ECLI:NL:RBDHA:2024:11276
Rechtbank Den Haag
- Voorlopige voorziening
- D.M. Schuiling
- L.J. van der Veen
- Rechtspraak.nl
Afwijzing verzoek voorlopige voorziening asielaanvraag met verwijzing naar verantwoordelijkheidsbeginsel
In de zaak tussen de verzoeker, vertegenwoordigd door mr. H. Meijerink, en de Staatssecretaris van Justitie en Veiligheid, vertegenwoordigd door mr. P. Boelhouwer, heeft de voorzieningenrechter van de Rechtbank Den Haag op 19 juli 2024 uitspraak gedaan. De verzoeker had een aanvraag ingediend voor een verblijfsvergunning asiel voor bepaalde tijd, maar deze aanvraag werd door de Staatssecretaris niet in behandeling genomen. De reden hiervoor was dat Kroatië verantwoordelijk werd geacht voor de behandeling van de asielaanvraag van de verzoeker.
Tegen het besluit van de Staatssecretaris heeft de verzoeker beroep ingesteld en verzocht om een voorlopige voorziening. De voorzieningenrechter heeft het verzoek op 10 juli 2024 behandeld, waarbij de verzoeker aanwezig was met zijn gemachtigde en een tolk. De vertegenwoordiger van de Staatssecretaris was ook aanwezig.
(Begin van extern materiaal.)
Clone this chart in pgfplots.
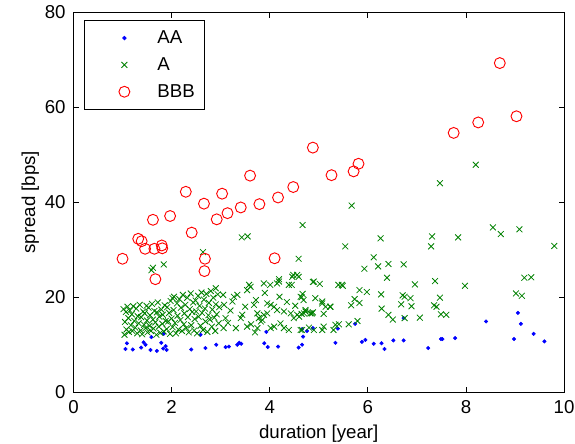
\documentclass[border=0pt]{standalone}
\usepackage{pgfplots}
\pgfplotsset{compat=1.18}
\usepackage{fontspec}
\setmainfont{Liberation Sans}
\definecolor{mgreen}{rgb}{0,0.5,0}
\begin{document}
\begin{tikzpicture}
\begin{axis}[name=ax,
  scale only axis, width=368pt, height=285pt,
  xmin=0, xmax=10, ymin=0, ymax=80,
  xtick={0,2,...,10}, ytick={0,20,...,80},
  tick align=inside, major tick length=4pt,
  axis line style={line width=0.8pt},
  every tick/.style={black, line width=0.6pt},
  /pgf/number format/assume math mode=true,
  tick label style={font=\fontsize{14}{16}\selectfont},
  label style={font=\fontsize{14}{16}\selectfont},
  xticklabel style={yshift=-2.6pt},
  yticklabel style={xshift=-2.4pt},
  xlabel={duration [year]}, ylabel={spread [bps]},
  xlabel style={yshift=-1.5pt},
  ylabel shift=-2.5pt,
  legend style={at={(0,1)}, anchor=north west, xshift=8.1pt, yshift=-5.5pt,
    draw=black, line width=0.6pt, font=\fontsize{14}{16}\selectfont,
    row sep=5pt, inner xsep=0pt, inner ysep=6pt,
    cells={anchor=west, text width=33pt}},
  legend image code/.code={\path (0pt,0pt) (52pt,0pt); \draw[#1] plot coordinates {(29.5pt,0pt)};},
]
\addplot[only marks, mark=*, blue, mark size=1.3pt] coordinates {
(1.06,9.1) (1.09,10.3) (1.21,9.0) (1.38,9.4) (1.43,10.5) (1.47,10.0) (1.57,8.9) (1.59,11.6)
(1.70,8.7) (1.79,10.4) (1.83,9.2) (1.84,12.3) (1.88,9.7) (1.90,8.9) (2.40,9.0) (2.59,12.1)
(2.69,9.3) (2.91,10.0) (3.10,9.5) (3.17,9.6) (3.34,10.0) (3.38,10.4) (3.42,10.2) (3.89,10.3)
(3.93,12.7) (3.96,9.5) (4.17,9.6) (4.59,9.4) (4.66,10.0) (4.68,11.7) (4.66,13.3) (4.76,12.9)
(4.88,13.5) (5.39,13.4) (5.74,14.4) (5.34,10.4) (5.88,10.6) (5.95,11.0) (6.12,10.2) (6.28,10.3)
(6.34,9.1) (6.52,10.9) (6.73,10.9) (6.73,15.6) (7.23,9.3) (7.49,11.2) (7.52,11.2) (7.78,11.4)
(8.41,14.9) (8.98,11.2) (9.06,16.7) (9.12,14.4) (9.38,12.3) (9.60,10.7)
};
\addlegendentry{AA}
\addplot[only marks, mark=x, mgreen, mark size=3.1pt, mark options={line width=0.6pt}] coordinates {
(1.59,25.7) (1.62,26.2) (1.84,26.9) (2.64,29.5) (3.43,32.6) (3.55,32.8) (4.19,23.8) (4.48,24.7)
(4.59,24.3) (4.59,28.1) (4.67,35.2) (5.54,30.7) (5.67,39.3) (6.26,32.4) (7.31,32.8) (7.29,30.7)
(7.47,44.0) (7.84,32.6) (8.20,47.9) (8.55,34.7) (8.71,33.3) (9.09,34.3) (9.80,30.8) (6.12,28.4)
(5.93,26.0) (6.21,26.5) (6.42,27.0) (6.73,26.9) (6.39,24.1) (4.88,23.2) (5.02,22.8) (5.49,22.4)
(6.96,22.7) (7.37,23.4) (7.98,22.4) (9.19,24.1) (9.33,24.2) (9.02,20.8) (9.14,20.3) (5.83,21.5)
(5.98,21.1) (6.27,20.6) (6.71,20.4) (6.75,20.1) (6.87,19.8) (4.67,20.7) (4.65,20.0) (4.93,19.8)
(5.07,19.1) (5.23,18.0) (5.14,18.0) (5.73,19.6) (5.66,18.3) (5.83,18.8) (6.68,18.5) (6.89,18.1)
(7.47,19.9) (7.35,18.3) (7.40,18.0) (4.73,17.3) (4.88,16.8) (4.65,16.5) (5.10,16.5) (4.60,15.9)
(6.28,17.6) (6.42,16.3) (6.51,15.3) (7.06,15.7) (7.49,16.4) (7.60,16.3) (5.79,15.0) (5.61,14.3)
(5.34,14.2) (5.41,14.3) (5.10,13.8) (6.75,15.6) (4.80,13.6) (4.90,13.1) (4.66,13.1) (5.07,13.1)
(5.30,13.1) (5.47,22.6) (5.40,22.6) (5.07,18.7) (5.24,18.0)
(3.58,22.6) (3.88,22.9) (4.01,22.6) (4.15,22.9) (4.39,22.6) (4.45,22.6) (3.34,20.5) (3.27,20.1)
(3.54,21.5) (3.61,22.2) (4.69,19.4) (3.72,19.4) (3.68,18.4) (3.95,18.7) (4.02,18.4) (4.09,18.0)
(4.15,17.3) (4.29,17.0) (4.43,16.6) (4.56,16.3) (4.70,16.6) (4.86,16.6) (4.49,15.6) (3.44,16.3)
(3.41,15.6) (3.75,16.6) (3.78,15.6) (3.82,14.9) (3.88,16.3) (3.31,13.5) (3.54,13.8) (3.75,13.5)
(4.02,13.5) (4.09,13.8) (4.29,13.5) (4.63,13.1) (3.05,20.5) (3.07,18.4) (3.10,15.6) (3.06,13.5)
(3.24,19.1) (3.85,15.2) (3.95,16.6) (4.19,23.3) (4.46,24.3) (4.56,24.7) (4.63,20.1) (4.73,17.0)
(4.83,16.6) (4.90,23.3) (4.39,13.1) (3.20,17.2) (3.50,18.0) (3.62,14.3) (3.90,20.9) (4.20,20.1)
(4.35,19.0) (4.52,18.2) (3.15,14.6) (3.70,12.6) (4.22,14.5)
(1.02,17.5) (1.04,12.1) (1.05,14.8) (1.07,16.9) (1.08,13.2) (1.10,18.0) (1.12,15.6) (1.13,12.7)
(1.15,17.2) (1.17,14.1) (1.19,16.4) (1.20,12.9) (1.22,18.1) (1.24,15.0) (1.26,13.6) (1.28,17.6)
(1.30,12.4) (1.31,16.0) (1.33,14.5) (1.35,18.4) (1.37,13.0) (1.38,15.8) (1.40,12.2) (1.42,17.0)
(1.44,14.2) (1.45,16.6) (1.47,13.5) (1.49,18.2) (1.50,15.1) (1.51,12.6)
(1.53,17.8) (1.55,14.0) (1.56,16.2) (1.58,12.9) (1.60,18.6) (1.62,15.3) (1.63,13.4) (1.65,17.1)
(1.67,14.7) (1.69,12.1) (1.70,16.8) (1.72,18.9) (1.74,13.8) (1.75,15.9) (1.77,12.5) (1.79,17.4)
(1.81,14.4) (1.82,16.3) (1.84,12.8) (1.86,18.3) (1.88,15.0) (1.90,13.3) (1.91,17.9) (1.93,14.9)
(1.95,16.7) (1.97,12.3) (1.98,19.2) (2.00,15.5)
(2.02,13.7) (2.04,17.3) (2.05,20.1) (2.07,14.6) (2.09,12.4) (2.11,18.7) (2.12,16.1) (2.14,13.2)
(2.16,19.6) (2.18,15.2) (2.19,17.8) (2.21,12.9) (2.23,20.5) (2.25,14.3) (2.26,16.6) (2.28,18.4)
(2.30,13.5) (2.32,19.9) (2.33,15.8) (2.35,12.6) (2.37,17.5) (2.39,20.8) (2.40,14.1) (2.42,16.9)
(2.44,18.9) (2.46,13.0) (2.47,15.4) (2.49,19.3) (2.50,17.0)
(2.52,12.4) (2.54,20.3) (2.55,15.9) (2.57,18.2) (2.59,14.0) (2.61,21.0) (2.62,16.7) (2.64,13.1)
(2.66,19.5) (2.68,17.6) (2.69,14.9) (2.71,20.7) (2.73,12.7) (2.75,16.2) (2.76,18.8) (2.78,15.3)
(2.80,21.3) (2.82,13.8) (2.83,17.4) (2.85,19.9) (2.87,15.7) (2.89,12.9) (2.90,18.5) (2.92,16.4)
(2.94,20.6) (2.96,14.5) (2.97,17.9) (2.90,21.9) (2.02,19.8)
};
\addlegendentry{A}
\addplot[only marks, mark=o, red, mark size=4.1pt, mark options={line width=0.7pt}] coordinates {
(1.00,28.1) (1.32,32.3) (1.39,31.8) (1.46,30.2) (1.65,30.2) (1.80,30.9) (1.81,30.3) (1.62,36.3)
(1.97,37.1) (1.67,23.8) (2.29,42.2) (2.41,33.6) (2.66,39.7) (2.68,28.1) (2.67,25.5) (2.92,36.4)
(3.03,41.8) (3.14,37.7) (3.41,38.9) (3.60,45.6) (3.79,39.6) (4.17,41.0) (4.10,28.2) (4.48,43.2)
(4.88,51.5) (5.26,45.7) (5.71,46.5) (5.81,48.1) (7.75,54.6) (8.25,56.8) (8.69,69.3) (9.03,58.1)
};
\addlegendentry{BBB}
\end{axis}
\pgfresetboundingbox
\path[use as bounding box] ([xshift=-55.1pt,yshift=-38.8pt]ax.south west) rectangle ([xshift=8.2pt,yshift=9.2pt]ax.north east);
\end{tikzpicture}
\end{document}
Tijdens de zitting is duidelijk geworden dat er al een uitspraak was gedaan in een andere zaak (NL24.11928) die betrekking had op het beroep van de verzoeker. Aangezien er inmiddels een uitspraak was gedaan, was er geen noodzaak meer voor een voorlopige voorziening. De voorzieningenrechter heeft daarom het verzoek om een voorlopige voorziening afgewezen. Tevens is er geen aanleiding voor een proceskostenveroordeling. De uitspraak is openbaar gemaakt op 19 juli 2024 en er staat geen hoger beroep of verzet open tegen deze uitspraak.